■ **What you have to do**:
Print the listing in its entirety and exactly, leaving out images.
===== Data provided =====
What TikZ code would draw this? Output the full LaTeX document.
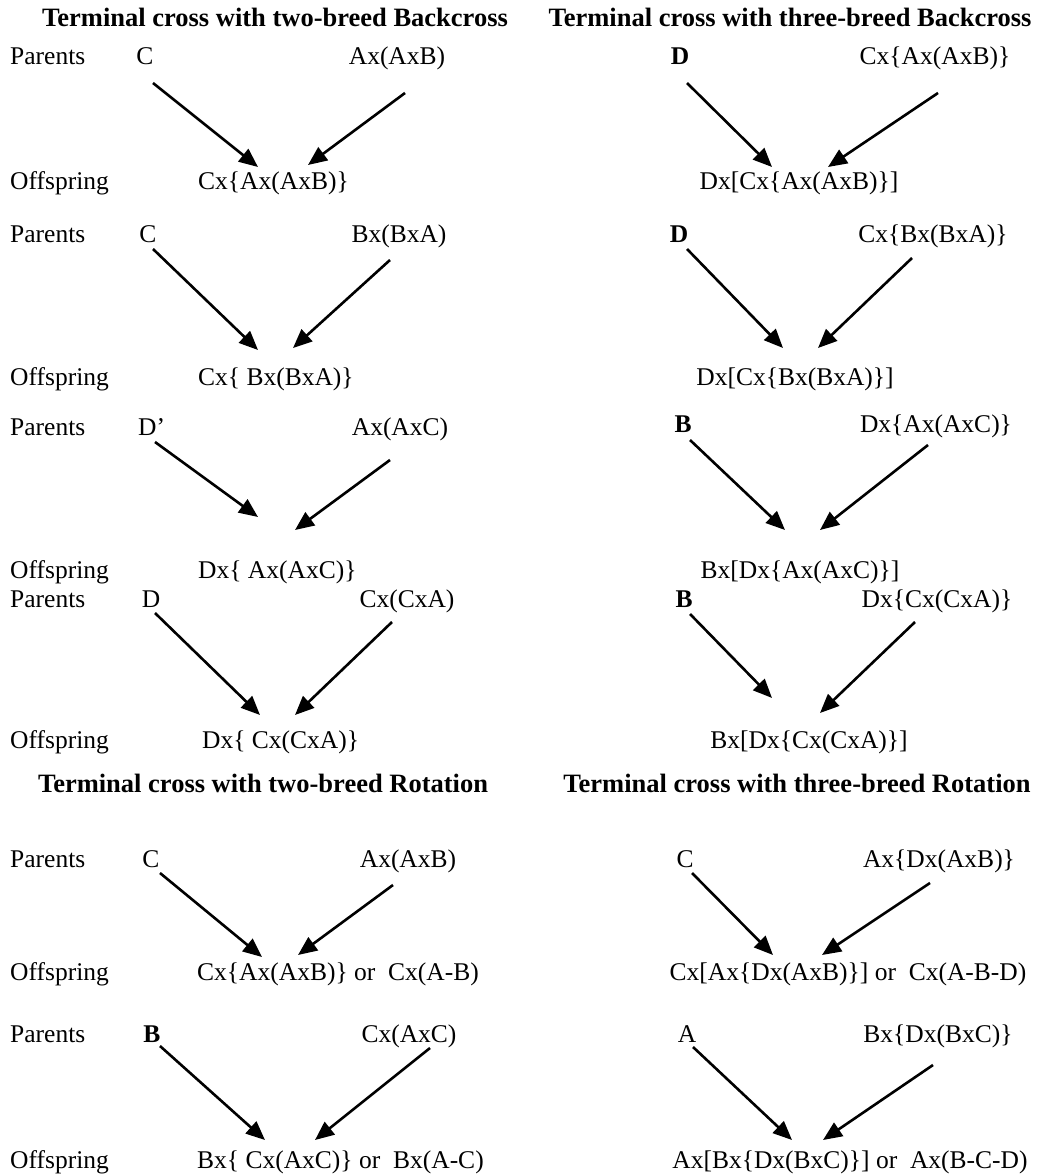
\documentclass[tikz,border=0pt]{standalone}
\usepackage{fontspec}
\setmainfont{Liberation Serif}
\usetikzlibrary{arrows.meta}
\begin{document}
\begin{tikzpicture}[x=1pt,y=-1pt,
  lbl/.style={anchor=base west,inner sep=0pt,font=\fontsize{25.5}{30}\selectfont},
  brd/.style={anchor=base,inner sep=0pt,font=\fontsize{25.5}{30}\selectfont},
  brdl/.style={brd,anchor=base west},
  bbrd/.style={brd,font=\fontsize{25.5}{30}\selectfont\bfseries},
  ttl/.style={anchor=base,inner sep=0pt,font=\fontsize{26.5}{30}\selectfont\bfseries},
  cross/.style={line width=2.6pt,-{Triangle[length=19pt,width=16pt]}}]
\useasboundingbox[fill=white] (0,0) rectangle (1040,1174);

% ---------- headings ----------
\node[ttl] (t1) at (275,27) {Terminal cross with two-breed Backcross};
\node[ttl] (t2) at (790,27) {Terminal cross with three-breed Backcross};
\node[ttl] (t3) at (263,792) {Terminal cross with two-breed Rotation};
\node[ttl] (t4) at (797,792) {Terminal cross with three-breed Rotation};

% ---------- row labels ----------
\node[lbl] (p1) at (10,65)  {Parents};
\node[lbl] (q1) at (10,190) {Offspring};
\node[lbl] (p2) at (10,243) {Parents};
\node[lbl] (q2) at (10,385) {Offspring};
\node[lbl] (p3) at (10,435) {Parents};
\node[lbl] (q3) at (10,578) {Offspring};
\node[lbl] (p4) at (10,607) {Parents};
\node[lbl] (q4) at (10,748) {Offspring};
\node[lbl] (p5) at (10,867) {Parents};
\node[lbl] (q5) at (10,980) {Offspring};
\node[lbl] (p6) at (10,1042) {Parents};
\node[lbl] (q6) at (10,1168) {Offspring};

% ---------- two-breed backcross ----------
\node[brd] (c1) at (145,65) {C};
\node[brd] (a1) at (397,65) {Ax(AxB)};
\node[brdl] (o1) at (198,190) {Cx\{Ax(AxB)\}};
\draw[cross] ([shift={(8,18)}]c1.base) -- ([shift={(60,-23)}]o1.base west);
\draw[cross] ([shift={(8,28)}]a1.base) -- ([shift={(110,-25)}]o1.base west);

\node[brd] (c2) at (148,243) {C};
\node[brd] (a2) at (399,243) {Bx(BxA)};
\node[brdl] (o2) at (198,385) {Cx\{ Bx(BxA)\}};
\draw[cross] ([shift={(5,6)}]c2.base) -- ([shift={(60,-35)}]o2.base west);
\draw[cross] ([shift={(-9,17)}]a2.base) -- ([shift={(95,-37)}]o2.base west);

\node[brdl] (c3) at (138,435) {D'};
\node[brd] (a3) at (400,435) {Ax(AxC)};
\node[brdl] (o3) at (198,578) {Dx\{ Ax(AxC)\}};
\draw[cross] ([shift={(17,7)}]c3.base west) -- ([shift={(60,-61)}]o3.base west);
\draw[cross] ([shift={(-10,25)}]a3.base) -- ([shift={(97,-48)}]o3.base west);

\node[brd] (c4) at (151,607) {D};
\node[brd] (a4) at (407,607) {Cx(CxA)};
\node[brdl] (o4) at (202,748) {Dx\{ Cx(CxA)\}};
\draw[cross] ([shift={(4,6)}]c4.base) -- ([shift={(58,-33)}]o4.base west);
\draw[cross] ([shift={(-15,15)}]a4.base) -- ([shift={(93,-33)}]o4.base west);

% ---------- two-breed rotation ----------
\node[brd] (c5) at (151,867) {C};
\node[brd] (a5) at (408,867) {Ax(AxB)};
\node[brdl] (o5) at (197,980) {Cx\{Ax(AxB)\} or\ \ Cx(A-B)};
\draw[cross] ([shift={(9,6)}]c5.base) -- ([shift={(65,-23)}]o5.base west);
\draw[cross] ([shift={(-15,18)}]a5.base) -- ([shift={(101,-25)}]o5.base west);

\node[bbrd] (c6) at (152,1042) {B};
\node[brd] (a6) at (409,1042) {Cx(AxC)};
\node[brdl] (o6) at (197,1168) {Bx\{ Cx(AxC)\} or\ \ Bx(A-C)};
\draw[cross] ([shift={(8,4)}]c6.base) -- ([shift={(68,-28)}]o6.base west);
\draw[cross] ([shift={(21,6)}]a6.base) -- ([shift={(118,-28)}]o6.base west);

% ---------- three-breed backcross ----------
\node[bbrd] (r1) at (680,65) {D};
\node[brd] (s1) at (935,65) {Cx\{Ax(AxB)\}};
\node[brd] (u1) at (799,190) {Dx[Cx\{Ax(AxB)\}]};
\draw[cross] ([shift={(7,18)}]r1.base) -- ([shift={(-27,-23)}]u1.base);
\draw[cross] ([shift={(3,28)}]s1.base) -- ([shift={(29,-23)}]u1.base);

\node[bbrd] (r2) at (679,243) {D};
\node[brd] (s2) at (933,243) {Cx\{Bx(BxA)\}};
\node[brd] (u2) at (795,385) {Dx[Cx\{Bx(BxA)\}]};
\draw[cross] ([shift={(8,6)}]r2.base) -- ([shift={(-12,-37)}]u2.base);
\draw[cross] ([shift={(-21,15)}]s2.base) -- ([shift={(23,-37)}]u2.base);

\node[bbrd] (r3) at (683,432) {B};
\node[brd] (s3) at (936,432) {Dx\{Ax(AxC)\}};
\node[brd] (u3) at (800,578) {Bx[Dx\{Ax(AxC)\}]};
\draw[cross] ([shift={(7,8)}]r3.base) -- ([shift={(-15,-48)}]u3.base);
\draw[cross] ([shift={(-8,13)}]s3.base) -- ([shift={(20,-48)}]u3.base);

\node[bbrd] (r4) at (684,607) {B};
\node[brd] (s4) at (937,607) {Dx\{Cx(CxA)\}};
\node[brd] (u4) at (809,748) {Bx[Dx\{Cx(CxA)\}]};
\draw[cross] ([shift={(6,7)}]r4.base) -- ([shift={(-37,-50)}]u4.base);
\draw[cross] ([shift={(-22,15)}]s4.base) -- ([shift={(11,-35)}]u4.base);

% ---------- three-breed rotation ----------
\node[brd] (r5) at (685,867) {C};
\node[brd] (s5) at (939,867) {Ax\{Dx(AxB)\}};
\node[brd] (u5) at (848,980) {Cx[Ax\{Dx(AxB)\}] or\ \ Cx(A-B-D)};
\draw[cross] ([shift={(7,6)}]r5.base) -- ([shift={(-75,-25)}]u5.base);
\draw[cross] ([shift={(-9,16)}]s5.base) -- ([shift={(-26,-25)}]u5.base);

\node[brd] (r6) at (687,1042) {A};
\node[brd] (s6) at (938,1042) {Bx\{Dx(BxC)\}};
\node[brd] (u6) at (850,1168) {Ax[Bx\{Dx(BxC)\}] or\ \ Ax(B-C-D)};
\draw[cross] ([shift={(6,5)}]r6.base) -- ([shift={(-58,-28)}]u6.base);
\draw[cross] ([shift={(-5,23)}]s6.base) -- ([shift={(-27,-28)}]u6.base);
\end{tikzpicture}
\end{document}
=====
■ **Response to this task**:
What TikZ code would draw this? Output the full LaTeX document.
\documentclass[tikz,border=0pt]{standalone}
\usepackage{fontspec}
\setmainfont{Liberation Serif}
\usetikzlibrary{arrows.meta}
\begin{document}
\begin{tikzpicture}[x=1pt,y=-1pt,
  lbl/.style={anchor=base west,inner sep=0pt,font=\fontsize{25.5}{30}\selectfont},
  brd/.style={anchor=base,inner sep=0pt,font=\fontsize{25.5}{30}\selectfont},
  brdl/.style={brd,anchor=base west},
  bbrd/.style={brd,font=\fontsize{25.5}{30}\selectfont\bfseries},
  ttl/.style={anchor=base,inner sep=0pt,font=\fontsize{26.5}{30}\selectfont\bfseries},
  cross/.style={line width=2.6pt,-{Triangle[length=19pt,width=16pt]}}]
\useasboundingbox[fill=white] (0,0) rectangle (1040,1174);

% ---------- headings ----------
\node[ttl] (t1) at (275,27) {Terminal cross with two-breed Backcross};
\node[ttl] (t2) at (790,27) {Terminal cross with three-breed Backcross};
\node[ttl] (t3) at (263,792) {Terminal cross with two-breed Rotation};
\node[ttl] (t4) at (797,792) {Terminal cross with three-breed Rotation};

% ---------- row labels ----------
\node[lbl] (p1) at (10,65)  {Parents};
\node[lbl] (q1) at (10,190) {Offspring};
\node[lbl] (p2) at (10,243) {Parents};
\node[lbl] (q2) at (10,385) {Offspring};
\node[lbl] (p3) at (10,435) {Parents};
\node[lbl] (q3) at (10,578) {Offspring};
\node[lbl] (p4) at (10,607) {Parents};
\node[lbl] (q4) at (10,748) {Offspring};
\node[lbl] (p5) at (10,867) {Parents};
\node[lbl] (q5) at (10,980) {Offspring};
\node[lbl] (p6) at (10,1042) {Parents};
\node[lbl] (q6) at (10,1168) {Offspring};

% ---------- two-breed backcross ----------
\node[brd] (c1) at (145,65) {C};
\node[brd] (a1) at (397,65) {Ax(AxB)};
\node[brdl] (o1) at (198,190) {Cx\{Ax(AxB)\}};
\draw[cross] ([shift={(8,18)}]c1.base) -- ([shift={(60,-23)}]o1.base west);
\draw[cross] ([shift={(8,28)}]a1.base) -- ([shift={(110,-25)}]o1.base west);

\node[brd] (c2) at (148,243) {C};
\node[brd] (a2) at (399,243) {Bx(BxA)};
\node[brdl] (o2) at (198,385) {Cx\{ Bx(BxA)\}};
\draw[cross] ([shift={(5,6)}]c2.base) -- ([shift={(60,-35)}]o2.base west);
\draw[cross] ([shift={(-9,17)}]a2.base) -- ([shift={(95,-37)}]o2.base west);

\node[brdl] (c3) at (138,435) {D'};
\node[brd] (a3) at (400,435) {Ax(AxC)};
\node[brdl] (o3) at (198,578) {Dx\{ Ax(AxC)\}};
\draw[cross] ([shift={(17,7)}]c3.base west) -- ([shift={(60,-61)}]o3.base west);
\draw[cross] ([shift={(-10,25)}]a3.base) -- ([shift={(97,-48)}]o3.base west);

\node[brd] (c4) at (151,607) {D};
\node[brd] (a4) at (407,607) {Cx(CxA)};
\node[brdl] (o4) at (202,748) {Dx\{ Cx(CxA)\}};
\draw[cross] ([shift={(4,6)}]c4.base) -- ([shift={(58,-33)}]o4.base west);
\draw[cross] ([shift={(-15,15)}]a4.base) -- ([shift={(93,-33)}]o4.base west);

% ---------- two-breed rotation ----------
\node[brd] (c5) at (151,867) {C};
\node[brd] (a5) at (408,867) {Ax(AxB)};
\node[brdl] (o5) at (197,980) {Cx\{Ax(AxB)\} or\ \ Cx(A-B)};
\draw[cross] ([shift={(9,6)}]c5.base) -- ([shift={(65,-23)}]o5.base west);
\draw[cross] ([shift={(-15,18)}]a5.base) -- ([shift={(101,-25)}]o5.base west);

\node[bbrd] (c6) at (152,1042) {B};
\node[brd] (a6) at (409,1042) {Cx(AxC)};
\node[brdl] (o6) at (197,1168) {Bx\{ Cx(AxC)\} or\ \ Bx(A-C)};
\draw[cross] ([shift={(8,4)}]c6.base) -- ([shift={(68,-28)}]o6.base west);
\draw[cross] ([shift={(21,6)}]a6.base) -- ([shift={(118,-28)}]o6.base west);

% ---------- three-breed backcross ----------
\node[bbrd] (r1) at (680,65) {D};
\node[brd] (s1) at (935,65) {Cx\{Ax(AxB)\}};
\node[brd] (u1) at (799,190) {Dx[Cx\{Ax(AxB)\}]};
\draw[cross] ([shift={(7,18)}]r1.base) -- ([shift={(-27,-23)}]u1.base);
\draw[cross] ([shift={(3,28)}]s1.base) -- ([shift={(29,-23)}]u1.base);

\node[bbrd] (r2) at (679,243) {D};
\node[brd] (s2) at (933,243) {Cx\{Bx(BxA)\}};
\node[brd] (u2) at (795,385) {Dx[Cx\{Bx(BxA)\}]};
\draw[cross] ([shift={(8,6)}]r2.base) -- ([shift={(-12,-37)}]u2.base);
\draw[cross] ([shift={(-21,15)}]s2.base) -- ([shift={(23,-37)}]u2.base);

\node[bbrd] (r3) at (683,432) {B};
\node[brd] (s3) at (936,432) {Dx\{Ax(AxC)\}};
\node[brd] (u3) at (800,578) {Bx[Dx\{Ax(AxC)\}]};
\draw[cross] ([shift={(7,8)}]r3.base) -- ([shift={(-15,-48)}]u3.base);
\draw[cross] ([shift={(-8,13)}]s3.base) -- ([shift={(20,-48)}]u3.base);

\node[bbrd] (r4) at (684,607) {B};
\node[brd] (s4) at (937,607) {Dx\{Cx(CxA)\}};
\node[brd] (u4) at (809,748) {Bx[Dx\{Cx(CxA)\}]};
\draw[cross] ([shift={(6,7)}]r4.base) -- ([shift={(-37,-50)}]u4.base);
\draw[cross] ([shift={(-22,15)}]s4.base) -- ([shift={(11,-35)}]u4.base);

% ---------- three-breed rotation ----------
\node[brd] (r5) at (685,867) {C};
\node[brd] (s5) at (939,867) {Ax\{Dx(AxB)\}};
\node[brd] (u5) at (848,980) {Cx[Ax\{Dx(AxB)\}] or\ \ Cx(A-B-D)};
\draw[cross] ([shift={(7,6)}]r5.base) -- ([shift={(-75,-25)}]u5.base);
\draw[cross] ([shift={(-9,16)}]s5.base) -- ([shift={(-26,-25)}]u5.base);

\node[brd] (r6) at (687,1042) {A};
\node[brd] (s6) at (938,1042) {Bx\{Dx(BxC)\}};
\node[brd] (u6) at (850,1168) {Ax[Bx\{Dx(BxC)\}] or\ \ Ax(B-C-D)};
\draw[cross] ([shift={(6,5)}]r6.base) -- ([shift={(-58,-28)}]u6.base);
\draw[cross] ([shift={(-5,23)}]s6.base) -- ([shift={(-27,-28)}]u6.base);
\end{tikzpicture}
\end{document}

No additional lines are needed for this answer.